Evidence based research continues to be clear that continuity of care is classed as the gold standard in maternity care. This is because women and their whanau are more engaged in wellbeing, health, and preventive care and because midwives have a broader understanding of the woman they support through birth. This helps them identify arising issues, and support a birthing mother in partnership. There is increasing evidence that the overall lifespan and health status of both mother and baby are better within continuity of care model. Studies show that chronic disease outcomes are improved/prevented or reduced. Not only this, but satisfaction rates are high for both women and midwives.
Countries with the lowest infant mortality employ midwives as the primary maternity care providers for the majority of women. New Zealand, remains one of the top, safe places to birth. Having trained homebirth midwife assistance at birth makes birthing at home the safe option for well women. Evidence continues to support the benefits of midwifery care,
Karen Gulliland, who has led the College of Midwives for 30 years continues to affirm that homebirth is a human right, and that the midwifery profession has always strongly supported women’s choice in place of birth.
To what extent are women free to choose where to give birth in our current maternity climate?
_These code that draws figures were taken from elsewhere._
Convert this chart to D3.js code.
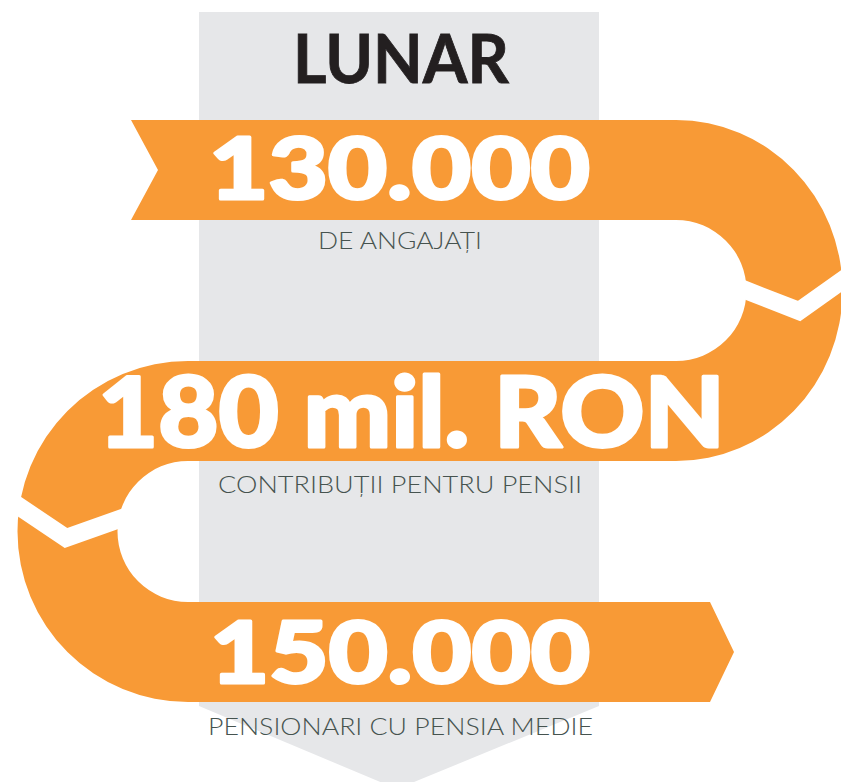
<!DOCTYPE html>
<html>
<head>
<meta charset="utf-8">
<script src="https://cdn.jsdelivr.net/npm/d3@7"></script>
<style>
  body { margin: 0; background: #fff; }
  svg { display: block; }
</style>
</head>
<body>
<svg id="info" width="841" height="782"></svg>
<script>
const WIDTH = 841
const HEIGHT = 782
const ORANGE = "#f89a36"
const GREY = "#e6e7e9"

// content
const title = "LUNAR"
const figures = ["130.000", "180 mil. RON", "150.000"]
const captions = ["DE ANGAJAȚI", "CONTRIBUȚII PENTRU PENSII", "PENSIONARI CU PENSIA MEDIE"]

let svg = d3.select("#info")

// rows of the ribbon
let yScale = d3.scalePoint()
  .domain(figures)
  .range([170, 652])

const BAND = 100          // ribbon thickness
const R_OUT = 170, R_IN = 70
const xLeft = 188, xRight = 676

// grey column with arrow at the bottom
let colX = d3.scaleLinear().domain([0, 1]).range([199, 599])
let grey = d3.path()
grey.moveTo(colX(0), 12)
grey.lineTo(colX(1), 12)
grey.lineTo(colX(1), 706)
grey.lineTo(colX(0.495), 789)
grey.lineTo(colX(0), 706)
grey.closePath()
svg.append("path").attr("d", grey.toString()).attr("fill", GREY)

// ribbon
let y0 = yScale(figures[0]), y1 = yScale(figures[1]), y2 = yScale(figures[2])
let h = BAND / 2
let rib = `M131,${y0 - h} L${xRight},${y0 - h}
  A${R_OUT - 4},${R_OUT} 0 0 1 ${xRight},${y1 + h}
  L${xLeft},${y1 + h}
  A${R_IN},${R_IN} 0 0 0 ${xLeft},${y2 - h}
  L710,${y2 - h} L734,${y2} L710,${y2 + h}
  L${xLeft},${y2 + h}
  A${R_OUT},${R_OUT} 0 0 1 ${xLeft},${y1 - h}
  L${xRight},${y1 - h}
  A${R_IN},${R_IN} 0 0 0 ${xRight},${y0 + h}
  L131,${y0 + h} L158,${y0} Z`
svg.append("path").attr("d", rib).attr("fill", ORANGE)

// white folds in the turns
let line = d3.line()
svg.append("path")
  .attr("d", line([[735, 286], [799, 311], [850, 275]]))
  .attr("fill", "none").attr("stroke", "#fff").attr("stroke-width", 18)
svg.append("path")
  .attr("d", line([[8, 499], [66, 538], [128, 516]]))
  .attr("fill", "none").attr("stroke", "#fff").attr("stroke-width", 18)

// title
svg.append("text")
  .attr("x", 401)
  .attr("y", 83)
  .attr("text-anchor", "middle")
  .attr("font-family", "Lato, 'Open Sans', sans-serif")
  .attr("font-weight", 700)
  .attr("font-size", 66)
  .attr("fill", "#231f20")
  .attr("stroke", "#231f20")
  .attr("stroke-width", 0.8)
  .attr("textLength", 216)
  .attr("lengthAdjust", "spacingAndGlyphs")
  .text(title)

// big numbers
let figX = [399.5, 411.5, 400]
let figW = [381, 627, 380]
let figSize = [86, 98, 86]
let figDy = [29, 36, 31]
svg.selectAll(".fig")
  .data(figures)
  .join("text")
  .attr("class", "fig")
  .attr("x", (d, i) => figX[i])
  .attr("y", (d, i) => yScale(d) + figDy[i])
  .attr("text-anchor", "middle")
  .attr("font-family", "Lato, 'Open Sans', sans-serif")
  .attr("font-weight", 900)
  .attr("font-size", (d, i) => figSize[i])
  .attr("fill", "#fff")
  .attr("stroke", "#fff")
  .attr("stroke-width", 3)
  .attr("stroke-linejoin", "round")
  .attr("textLength", (d, i) => figW[i])
  .attr("lengthAdjust", "spacingAndGlyphs")
  .text(d => d)

// captions
let capX = [400, 400, 400.5]
let capW = [164, 364, 385]
let capDy = [79, 82, 83]
svg.selectAll(".cap")
  .data(captions)
  .join("text")
  .attr("class", "cap")
  .attr("x", (d, i) => capX[i])
  .attr("y", (d, i) => yScale(figures[i]) + capDy[i])
  .attr("text-anchor", "middle")
  .attr("font-family", "Lato, 'Open Sans', sans-serif")
  .attr("font-weight", 300)
  .attr("font-size", 24)
  .attr("fill", "#46534f")
  .attr("textLength", (d, i) => capW[i])
  .attr("lengthAdjust", "spacingAndGlyphs")
  .text(d => d)
</script>
</body>
</html>
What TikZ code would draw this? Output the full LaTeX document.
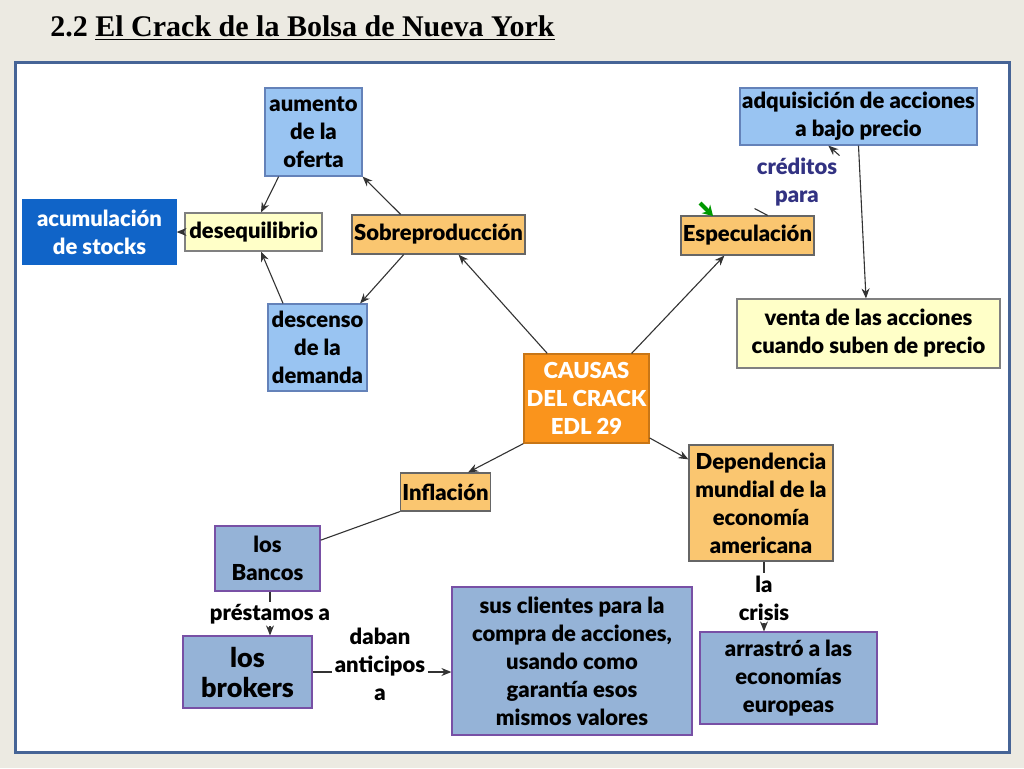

What of all the women struggling to find a homebirth midwife to provide their care? Birth choice is a core human right, but do we have this if women cannot access a midwife to attend them at home for birth?
Many areas in New Zealand are currently experiencing dramatic LMC midwifery shortages, particularly in rural areas and areas of high deprivation. Better outcomes at birth come from having a qualified midwifery/medical professional at your side. What will our outcomes be when there are not enough midwives to care for our birthing whanau?
Many countries around the world are fiercely campaigning to attain our gold standard midwifery continuity of care system, and homebirth system, which is evidence based. So why is our own government failing to support a system that is fundamentally an excellent system. Any system will falter when chronically underfunded. The problem is not the system. It is the money.